“A Mathematically Perfect Heart” by Isabelle Thompson

Isabelle Thompson

A MATHEMATICALLY PERFECT HEART

Leonardo da Vinci took oxen
hearts and poured molten wax into them,
trying to discover how the valves worked,
how the blood entered and exited
the muscle. He made diagrams and wrote
his notes back-to-front in mirror writing—
this might have been because he thought the heart
a secret thing or maybe, being
left-handed, he found it easier
to pull the quill than push against the grain.
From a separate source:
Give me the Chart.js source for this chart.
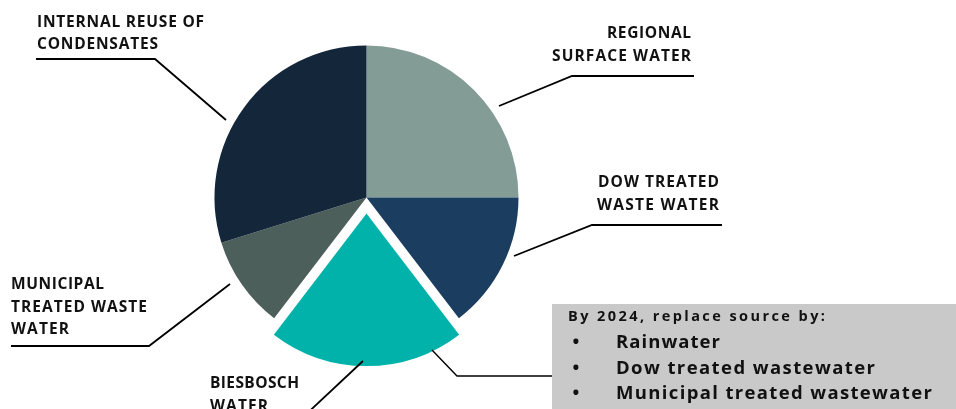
<!DOCTYPE html>
<html>
<head>
<meta charset="utf-8">
<script src="https://cdn.jsdelivr.net/npm/chart.js@4.4.1/dist/chart.umd.min.js"></script>
<style>
  html, body { margin: 0; padding: 0; background: #fff; }
  #wrap { width: 956px; height: 409px; position: relative; }
</style>
</head>
<body>
<div id="wrap"><canvas id="chart" width="956" height="409"></canvas></div>
<script>
/* ------------------------------------------------------
   Water sources pie – one slice pulled out (Biesbosch)
------------------------------------------------------ */

// data
const categories = [
  'REGIONAL SURFACE WATER',
  'DOW TREATED WASTE WATER',
  'BIESBOSCH WATER',
  'MUNICIPAL TREATED WASTE WATER',
  'INTERNAL REUSE OF CONDENSATES'
];
const shares = [25, 14.6, 20.8, 9.8, 29.8];
const sliceColors = ['#849c96', '#1b3d5f', '#00b2aa', '#4d5f5b', '#13263a'];
// chart.js v4 moves an arc by offset / 4 px
const sliceOffsets = [0, 0, 64, 0, 0];

const labelLines = [
  ['REGIONAL', 'SURFACE WATER'],
  ['DOW TREATED', 'WASTE WATER'],
  ['BIESBOSCH', 'WATER'],
  ['MUNICIPAL', 'TREATED WASTE', 'WATER'],
  ['INTERNAL REUSE OF', 'CONDENSATES']
];

const boxTitle = 'By 2024, replace source by:';
const boxItems = ['Rainwater', 'Dow treated wastewater', 'Municipal treated wastewater'];

// layout of the annotations (text anchor, widths, leader lines)
const labelLayout = [
  { x: 691, y: [34, 57], w: [84, 139], align: 'right',
    line: [[694, 76], [572, 76], [499, 106]] },
  { x: 719, y: [183, 206], w: [121, 122], align: 'right',
    line: [[722, 225], [592, 225], [514, 256]] },
  { x: 210, y: [384, 407], w: [89, 58], align: 'left',
    line: [[363, 361], [300, 420]] },
  { x: 11, y: [285, 308, 330], w: [93, 136, 58], align: 'left',
    line: [[11, 346], [149, 346], [230, 284]] },
  { x: 37, y: [23, 45], w: [167, 121], align: 'left',
    line: [[36, 59], [155, 59], [226, 120]] }
];

const boxLayout = { x: 552, y: 304, w: 404, h: 110,
  titleY: 317, titleX: 568, titleW: 257,
  bulletX: 576, itemX: 616, itemY: [343, 369, 394], itemW: [104, 259, 316],
  line: [[432, 350], [457, 376], [552, 376]] };

const FONT = '"Open Sans", "DejaVu Sans", sans-serif';

// draw text stretched to a given width with letterSpacing
function fitText(ctx, text, x, y, width, align, size) {
  ctx.font = `700 ${size}px ${FONT}`;
  ctx.letterSpacing = '0px';
  const natural = ctx.measureText(text).width;
  const gap = text.length > 1 ? (width - natural) / (text.length - 1) : 0;
  ctx.letterSpacing = gap.toFixed(2) + 'px';
  ctx.textAlign = 'left';
  ctx.textBaseline = 'middle';
  const left = align === 'right' ? x - width : x;
  ctx.fillText(text, left, y);
  ctx.letterSpacing = '0px';
}

function polyline(ctx, pts, width) {
  ctx.beginPath();
  ctx.moveTo(pts[0][0], pts[0][1]);
  pts.slice(1).forEach(p => ctx.lineTo(p[0], p[1]));
  ctx.lineWidth = width;
  ctx.strokeStyle = '#000';
  ctx.stroke();
}

const annotations = {
  id: 'annotations',
  afterDraw(chart) {
    const ctx = chart.ctx;
    ctx.save();
    ctx.fillStyle = '#111';

    labelLines.forEach((lines, i) => {
      const L = labelLayout[i];
      lines.forEach((t, j) => fitText(ctx, t, L.x, L.y[j], L.w[j], L.align, 15.5));
      polyline(ctx, L.line, 1.8);
    });

    // note box
    const B = boxLayout;
    ctx.fillStyle = '#c9c9c9';
    ctx.fillRect(B.x, B.y, B.w, B.h);
    polyline(ctx, B.line, 1.4);
    ctx.fillStyle = '#111';
    fitText(ctx, boxTitle, B.titleX, B.titleY, B.titleW, 'left', 14.5);
    boxItems.forEach((t, i) => {
      ctx.font = `700 18px ${FONT}`;
      ctx.textAlign = 'center';
      ctx.textBaseline = 'middle';
      ctx.fillText('\u2022', B.bulletX, B.itemY[i]);
      fitText(ctx, t, B.itemX, B.itemY[i], B.itemW[i], 'left', 18.5);
    });

    ctx.restore();
  }
};

new Chart(document.getElementById('chart'), {
  type: 'pie',
  data: {
    labels: categories,
    datasets: [{
      data: shares,
      backgroundColor: sliceColors,
      offset: sliceOffsets,
      borderWidth: 0,
      radius: 152
    }]
  },
  options: {
    responsive: false,
    animation: false,
    layout: { padding: { left: 0, right: 223, top: 0, bottom: 14 } },
    plugins: {
      legend: { display: false },
      tooltip: { enabled: false }
    }
  },
  plugins: [annotations]
});
</script>
</body>
</html>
From the wax cast of the oxen heart,
he made a mould of gypsum for blowing
thin glass inside. The strange transparent heart
must have caught the light, frozen as it was
in time; mathematically perfect,
an exposed aorta in Italian sun.
But if he had asked it to beat, if
da Vinci had placed it in a body
of his own invention, the body would have
suffocated in immaculate silence.

from Rattle #71, Spring 2021
Tribute to Neurodiversity

__________

Isabelle Thompson: “If I had to say how being neurodiverse has affected my poetry, I would find it hard. Perhaps being someone with a heightened attention to detail and a desire to unpack every moment down to the last dust mote has led me to poetry. But then again—who’s to say what comes from personality (whatever that may be) and what comes from autism? Maybe they’re the same thing. Just like those with no diagnosis, those who have neurodiverse labels exist, behave, create, and write as full human beings. We are different—but perhaps the funny irony of ‘difference’ is that to feel different to others in some way is, to an extent, a part of the human condition. Different and varied in those differences. Differently different. Different and equal.”